How about sending short bursts (just a few cycles) of  high frequency sine waves (somewhere in the 5 to 20KHz spectrum) only in small amplitudes around the 0-crossing point of the transmitted signal. The encoder would vary the frequency of a few cycles of this burst signal to give a binary one or zero and also create a start bit signature frequency. At the receiving end, the decoder need only look at signals extracted from a small amplitude sampling window around the 0-point crossover to find this "burst" signal for Freq. Shift Keying decoding.  To ensure reception, the same code sequence should repeat several times. The transmission scheme could even choose to only transmit during any brief "quiet" periods encountered in the "carrier" main music/voice.

That kind of transmission scheme works for fixed frequency power distribution network to remotely control units. I doubt it will be of any use in this case because of the randomness of frequency distribution in most songs. As the 5-20 kHz spectrum also contains, hmmm, music, how would complex will the triggering code be to handle all cases of possible false triggering? If you can code an algorithm for a dsPIC that handles that with repeatable results, then I would be very impressed.

I think AndyC's proposed solution seems like a much better idea to start from.

[Paul Price]

If the frequency is high enough but below the nyquist aliasing limitations of the receiver, this high frequency encoding could be filtered out of the normal content. Not much music hits the highest notes(freqs.) usable in the receiver.
 
If the "Q" of the receiver's data highpass filter is high enough, or fed to a bandpass filter it  could ring and act like a carrier regenerator to give an MCU more samples to determine the frequency.   
The accuracy received code could be verified and bad packets rejected by checksum and/or sending first the normal data string sequence and then its binary inversion as a check.
All this assumes a low baud, but consider this: high speed DSL internet works well over a POTS telephone line.

[C]

Hi
Background
A long time ago I worked with some systems for receiving RTTY. Most transmitters would transmit one of two tones. Some systems did two or more channels and would use more tones but only one tone at a time. Most receivers used a band pass filter to get just the tones and then used FM detector. There were a lot of systems with different tone spacing, so to do a great job you ended up with a lot of different band pass filters and detectors. You still had problems with the filters not being linear across the BW. The receivers worked better when the transmitter did zero switching between tones. Now my understanding in analog world is that you can not build a BW filter at 20 and a second at 21 and have all the prosperities match. As I heard it, One smart ass made a statement
"that noise you hear has a tone in it at one of the frequencies so we just need to know which noise band has the highest energy". To do this correct they needed a filter for each tone with all properties  matching. They made a bunch of matched filters all at the same frequency and put a mixer in front. Change the local oscillator freq for that mixer to pick the tone. The one with max energy should have the tone. Noise that you could not hear a tone in worked and over all less hardware and did a better job. I think later research found that lose of tone was quicker easer to detect.
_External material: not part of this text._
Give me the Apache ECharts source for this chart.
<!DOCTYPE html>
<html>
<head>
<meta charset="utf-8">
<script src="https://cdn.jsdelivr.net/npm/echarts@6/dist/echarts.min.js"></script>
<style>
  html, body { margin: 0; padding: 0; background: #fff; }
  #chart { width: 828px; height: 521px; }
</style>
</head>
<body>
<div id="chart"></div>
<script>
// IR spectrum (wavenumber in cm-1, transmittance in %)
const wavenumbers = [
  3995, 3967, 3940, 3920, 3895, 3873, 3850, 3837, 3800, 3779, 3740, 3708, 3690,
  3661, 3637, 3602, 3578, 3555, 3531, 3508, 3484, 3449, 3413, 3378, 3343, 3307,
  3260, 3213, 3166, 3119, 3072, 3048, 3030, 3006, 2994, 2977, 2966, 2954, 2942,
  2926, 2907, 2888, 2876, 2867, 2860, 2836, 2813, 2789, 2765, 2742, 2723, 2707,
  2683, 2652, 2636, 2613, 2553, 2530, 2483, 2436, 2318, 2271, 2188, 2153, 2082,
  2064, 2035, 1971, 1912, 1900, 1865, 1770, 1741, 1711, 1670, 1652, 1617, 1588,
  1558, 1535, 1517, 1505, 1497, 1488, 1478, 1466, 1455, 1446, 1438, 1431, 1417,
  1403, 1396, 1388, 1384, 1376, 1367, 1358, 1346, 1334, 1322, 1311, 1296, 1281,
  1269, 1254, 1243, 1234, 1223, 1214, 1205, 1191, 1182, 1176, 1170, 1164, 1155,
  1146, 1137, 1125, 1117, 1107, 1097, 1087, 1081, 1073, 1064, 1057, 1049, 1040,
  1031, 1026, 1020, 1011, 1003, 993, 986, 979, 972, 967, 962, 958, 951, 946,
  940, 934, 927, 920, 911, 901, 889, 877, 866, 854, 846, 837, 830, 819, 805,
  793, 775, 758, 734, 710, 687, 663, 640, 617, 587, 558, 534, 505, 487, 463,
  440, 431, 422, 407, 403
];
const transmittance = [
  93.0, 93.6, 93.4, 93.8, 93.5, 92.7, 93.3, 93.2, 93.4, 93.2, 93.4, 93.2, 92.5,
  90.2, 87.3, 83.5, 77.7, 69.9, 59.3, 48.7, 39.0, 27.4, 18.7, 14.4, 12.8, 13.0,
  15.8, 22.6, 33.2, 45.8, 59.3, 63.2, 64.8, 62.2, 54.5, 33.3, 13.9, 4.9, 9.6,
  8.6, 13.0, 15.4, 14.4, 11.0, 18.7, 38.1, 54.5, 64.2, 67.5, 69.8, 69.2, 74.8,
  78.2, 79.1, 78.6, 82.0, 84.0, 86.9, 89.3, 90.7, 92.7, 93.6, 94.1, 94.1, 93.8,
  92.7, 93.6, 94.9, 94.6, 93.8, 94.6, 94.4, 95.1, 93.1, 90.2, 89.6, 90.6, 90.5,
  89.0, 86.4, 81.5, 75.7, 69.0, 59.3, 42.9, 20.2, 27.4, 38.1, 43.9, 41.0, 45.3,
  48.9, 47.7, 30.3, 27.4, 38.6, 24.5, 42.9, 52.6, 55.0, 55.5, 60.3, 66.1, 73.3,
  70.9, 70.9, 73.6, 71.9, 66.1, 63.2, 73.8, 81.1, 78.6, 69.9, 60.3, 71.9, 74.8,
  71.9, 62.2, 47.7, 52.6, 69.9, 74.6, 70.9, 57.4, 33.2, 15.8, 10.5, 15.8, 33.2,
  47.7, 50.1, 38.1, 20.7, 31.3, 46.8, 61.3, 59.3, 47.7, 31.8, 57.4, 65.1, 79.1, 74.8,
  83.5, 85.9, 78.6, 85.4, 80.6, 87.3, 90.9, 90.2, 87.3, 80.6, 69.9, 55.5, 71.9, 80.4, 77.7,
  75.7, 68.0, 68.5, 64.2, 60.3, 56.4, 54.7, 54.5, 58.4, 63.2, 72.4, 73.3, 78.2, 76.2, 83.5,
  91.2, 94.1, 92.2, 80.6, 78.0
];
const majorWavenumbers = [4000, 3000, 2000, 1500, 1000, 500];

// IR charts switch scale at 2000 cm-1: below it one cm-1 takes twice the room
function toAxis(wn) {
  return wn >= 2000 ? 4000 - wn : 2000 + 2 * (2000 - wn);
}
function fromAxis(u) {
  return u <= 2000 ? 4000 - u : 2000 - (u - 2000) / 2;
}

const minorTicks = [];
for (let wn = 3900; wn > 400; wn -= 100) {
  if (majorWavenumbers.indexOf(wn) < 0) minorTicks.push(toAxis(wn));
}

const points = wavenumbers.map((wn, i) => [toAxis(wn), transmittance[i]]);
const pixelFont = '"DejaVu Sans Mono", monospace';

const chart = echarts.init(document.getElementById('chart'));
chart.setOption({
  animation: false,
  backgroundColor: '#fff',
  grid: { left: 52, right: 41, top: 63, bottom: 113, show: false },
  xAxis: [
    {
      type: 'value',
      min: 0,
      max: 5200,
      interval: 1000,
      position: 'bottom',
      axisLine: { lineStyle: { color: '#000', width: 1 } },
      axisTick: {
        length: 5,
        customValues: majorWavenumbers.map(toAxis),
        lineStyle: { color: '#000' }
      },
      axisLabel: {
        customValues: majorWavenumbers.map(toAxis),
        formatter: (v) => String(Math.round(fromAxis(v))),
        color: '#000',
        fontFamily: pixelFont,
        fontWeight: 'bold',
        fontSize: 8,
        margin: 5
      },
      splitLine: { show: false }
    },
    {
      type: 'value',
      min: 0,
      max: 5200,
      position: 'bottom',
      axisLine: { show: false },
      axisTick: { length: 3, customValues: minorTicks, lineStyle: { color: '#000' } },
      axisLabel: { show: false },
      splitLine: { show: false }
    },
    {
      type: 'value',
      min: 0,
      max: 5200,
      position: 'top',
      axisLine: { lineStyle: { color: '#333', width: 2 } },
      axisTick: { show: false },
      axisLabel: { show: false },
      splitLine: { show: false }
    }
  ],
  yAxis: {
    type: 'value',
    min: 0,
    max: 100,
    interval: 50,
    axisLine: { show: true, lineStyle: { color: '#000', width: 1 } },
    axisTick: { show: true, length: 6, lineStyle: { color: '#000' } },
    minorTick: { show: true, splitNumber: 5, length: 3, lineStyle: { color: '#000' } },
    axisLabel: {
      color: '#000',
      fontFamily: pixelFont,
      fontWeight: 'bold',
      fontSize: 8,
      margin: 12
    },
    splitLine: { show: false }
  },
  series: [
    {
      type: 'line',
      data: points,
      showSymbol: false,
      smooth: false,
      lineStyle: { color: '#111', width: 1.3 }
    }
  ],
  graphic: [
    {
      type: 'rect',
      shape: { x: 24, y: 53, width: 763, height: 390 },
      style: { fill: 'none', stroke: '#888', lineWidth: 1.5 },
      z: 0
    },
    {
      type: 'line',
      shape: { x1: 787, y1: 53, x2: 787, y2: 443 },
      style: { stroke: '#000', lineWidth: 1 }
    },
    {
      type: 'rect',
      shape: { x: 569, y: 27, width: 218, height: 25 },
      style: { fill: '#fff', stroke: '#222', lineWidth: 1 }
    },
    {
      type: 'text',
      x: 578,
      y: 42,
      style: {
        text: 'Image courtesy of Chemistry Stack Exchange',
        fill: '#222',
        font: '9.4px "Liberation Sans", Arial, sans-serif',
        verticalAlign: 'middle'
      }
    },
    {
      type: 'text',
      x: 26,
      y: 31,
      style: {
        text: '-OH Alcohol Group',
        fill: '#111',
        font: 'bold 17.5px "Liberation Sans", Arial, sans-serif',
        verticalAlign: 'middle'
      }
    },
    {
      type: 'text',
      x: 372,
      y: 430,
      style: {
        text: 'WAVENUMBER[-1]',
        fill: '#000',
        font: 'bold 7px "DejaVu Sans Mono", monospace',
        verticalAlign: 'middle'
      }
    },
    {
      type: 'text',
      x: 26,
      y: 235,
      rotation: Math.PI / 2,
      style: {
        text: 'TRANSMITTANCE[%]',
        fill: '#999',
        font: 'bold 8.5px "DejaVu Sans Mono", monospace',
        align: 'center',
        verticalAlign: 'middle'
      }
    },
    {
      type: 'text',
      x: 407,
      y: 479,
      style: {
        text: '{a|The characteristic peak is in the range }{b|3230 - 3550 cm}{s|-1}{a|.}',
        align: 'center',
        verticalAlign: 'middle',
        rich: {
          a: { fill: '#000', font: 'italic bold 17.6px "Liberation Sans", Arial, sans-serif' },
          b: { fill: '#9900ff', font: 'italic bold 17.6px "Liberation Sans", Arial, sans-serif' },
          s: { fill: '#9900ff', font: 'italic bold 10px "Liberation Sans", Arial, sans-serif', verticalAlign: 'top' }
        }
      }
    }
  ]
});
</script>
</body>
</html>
A DSP translation of this should be easer.
----
My pc sound card may not work as good as yours, so while the higher the freq used the better, you may need to lower the freq. for some. Also some people hear better at high freq. while others have no ears left. So you could have an adjustment on the PC side that would allow it to work on poor sound cards. And instead of a bunch of hardware changes you could change an oscillator freq on receive side using above idea.

i would suggest a packet data structure so that you could preset a bunch of things to happen and then send a "DO-IT" packet. And as from what I see it is easer to detect a loss of signal, I would have the "DO-IT" packet have a half or more cycles missing so that you could sync to that missing cycles spot for when to cut latency.     
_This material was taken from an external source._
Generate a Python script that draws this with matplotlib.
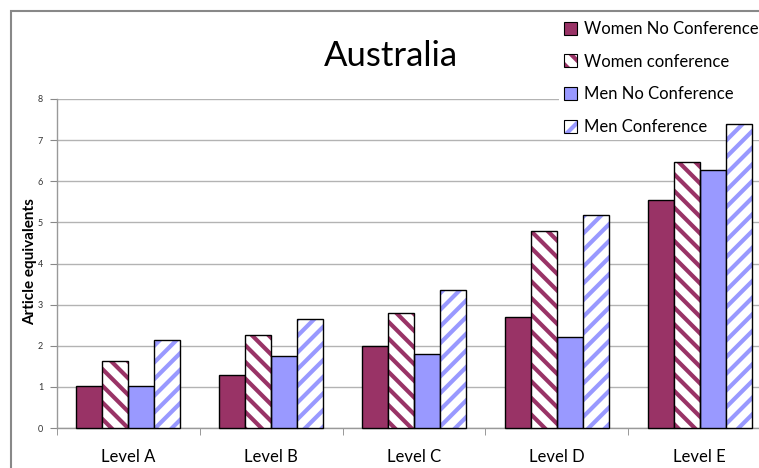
import matplotlib
matplotlib.use("Agg")
import matplotlib.pyplot as plt
import matplotlib.patches as mpatches
import numpy as np

plt.rcParams['font.family'] = ['Lato', 'DejaVu Sans']
plt.rcParams['hatch.linewidth'] = 3.0

levels = ["Level A", "Level B", "Level C", "Level D", "Level E"]
series_names = ["Women No Conference", "Women conference",
                "Men No Conference", "Men Conference"]
women_no_conf = [1.03, 1.30, 2.00, 2.70, 5.55]
women_conf = [1.63, 2.25, 2.80, 4.80, 6.48]
men_no_conf = [1.03, 1.75, 1.80, 2.22, 6.28]
men_conf = [2.13, 2.65, 3.35, 5.17, 7.38]
y_ticks = [0, 1, 2, 3, 4, 5, 6, 7, 8]

plum = "#993366"
lilac = "#9999FF"
styles = [
    dict(face=plum, hatch=None),
    dict(face="white", hatch="\\\\", hcolor=plum),
    dict(face=lilac, hatch=None),
    dict(face="white", hatch="//", hcolor=lilac),
]
values = [women_no_conf, women_conf, men_no_conf, men_conf]

W, H = 759, 468
fig = plt.figure(figsize=(W / 100, H / 100), dpi=100)

# outer chart frame
fig.patches.append(mpatches.Rectangle((11 / W, -0.1), 1.2, 1 - 11 / H + 0.1,
                                      transform=fig.transFigure, fill=False,
                                      edgecolor="#888888", linewidth=1.5))

left, right = 57 / W, 771 / W
bottom, top = 1 - 428 / H, 1 - 99 / H
ax = fig.add_axes([left, bottom, right - left, top - bottom])

x = np.arange(len(levels))
bw = 26 / 142.7
offsets = (np.arange(4) - 1.5) * bw
for vals, st, off in zip(values, styles, offsets):
    if st["hatch"] is None:
        ax.bar(x + off, vals, bw, color=st["face"], edgecolor="black",
               linewidth=1.0, zorder=3, clip_on=False)
    else:
        ax.bar(x + off, vals, bw, color="white", edgecolor=st["hcolor"],
               hatch=st["hatch"], linewidth=0, zorder=3, clip_on=False)
        ax.bar(x + off, vals, bw, fill=False, edgecolor="black",
               linewidth=1.0, zorder=3.1, clip_on=False)

ax.set_xlim(-0.5, len(levels) - 0.5)
ax.set_ylim(0, 8)
ax.set_yticks(y_ticks)
ax.tick_params(axis="y", labelsize=6.5, length=5, color="#888888", pad=5,
               labelcolor="#333333")
ax.set_xticks(x)
ax.set_xticklabels(levels, fontsize=12)
ax.set_xticks(np.arange(len(levels) + 1) - 0.5, minor=True)
ax.tick_params(axis="x", which="major", length=0, pad=15)
ax.tick_params(axis="x", which="minor", length=5, color="#888888")
ax.yaxis.grid(True, color="#b3b3b3", linewidth=1.0, zorder=0)
ax.set_axisbelow(True)
for s in ["top", "right"]:
    ax.spines[s].set_visible(False)
for s in ["left", "bottom"]:
    ax.spines[s].set_color("#999999")
    ax.spines[s].set_linewidth(1.0)

fig.text(30 / W, 1 - 262 / H, "Article equivalents", fontsize=11,
         fontweight="bold", rotation=90, ha="center", va="center")

fig.text(391 / W, 1 - 56 / H, "Australia", fontsize=25, ha="center",
         va="center")

handles = []
for st, name in zip(styles, series_names):
    if st["hatch"] is None:
        handles.append(mpatches.Patch(facecolor=st["face"], edgecolor="black",
                                      linewidth=0.8))
    else:
        handles.append((mpatches.Patch(facecolor="white", edgecolor=st["hcolor"],
                                       hatch=st["hatch"], linewidth=0),
                        mpatches.Patch(fill=False, edgecolor="black",
                                       linewidth=0.8)))
leg = ax.legend(handles=handles, labels=series_names, loc="upper left",
                bbox_to_anchor=(559 / W, 1 - 16 / H),
                bbox_transform=fig.transFigure, frameon=True,
                fontsize=12, handlelength=0.8, handleheight=0.8,
                handletextpad=0.4, labelspacing=1.0, borderpad=0.3,
                borderaxespad=0)
leg.get_frame().set_edgecolor("none")
leg.get_frame().set_facecolor("white")
leg.get_frame().set_alpha(1)
leg.set_zorder(2.5)

fig.savefig("out.png", dpi=100)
On the software side you might look at a mod of the touch tone phone decoding software. That is 2 of 8 tone detection. And look at the tones you pick, the Touch tones were to prevent harmonic and other problems. You might want to pick ones that hit a bucket.

The cheap STM32F4 discovery board my be something you want to look at. High speed ADC and they add a sound chip

for what it's worth
have fun.
C

[Niklas]

A quite narrow bandpass filter together with a coding scheme like the one for IR remotes could be an option. The filter's lower break frequency is near the upper frequency limit of the sound card and the upper break frequency is selected below possible switching noise from the computer or the sound card. The filtered pulses can trigger a monostable multivibrator that demodulates the signal before before it is fed to te microcontroller.

IR remotes usually sends a wider sync pulse followed by data pulses with two different lengths depeding on the transmitted data bit value. The transmitted pulse width is sampled in the middle of the average pulse time, ie at 2 ms if 1 ms is '0' and 3 ms is '1'. Time base long time inaccurracies are compensated as the rising edge of every pulse also serves as a clock signal.

[flynnjs]

A quite narrow bandpass filter together with a coding scheme like the one for IR remotes could be an option. The filter's lower break frequency is near the upper frequency limit of the sound card and the upper break frequency is selected below possible switching noise from the computer or the sound card.

I pointed this out in my previous post but it assumes that the circuit can be made to accomodate a filter or there's enough grunt to do a FIR in the MCU.
IR carrier is usually 36kHz which needs a fairly fancy DAC/ADC (you'd need to go 96kHz sound card and many MCUs don't have internal 96kHz ADC)

[Niklas]

IR carrier is usually 36kHz which needs a fairly fancy DAC/ADC (you'd need to go 96kHz sound card and many MCUs don't have internal 96kHz ADC)

There is no need to go up to 36 kHz or even 48 kHz as some other IR diodes use. The idea was to use 20 kHz something as carrier frequency, but to keep the signaling scheme from IR remotes. Same scheme but with another modulation frequency. If the signal can be filtered in HW and then demodulated, the decoding is quite simple and only needs a timer and an edge triggered interrupt with Schmitt trigger input levels.
The demodulation can be done with an RC-link between Vdd and Vss together with a transistor in parallell with the capacitor. Each pulse will discharge the capacitor and reset the timing. The edge triggering interrupt measures the voltage over the capacitor.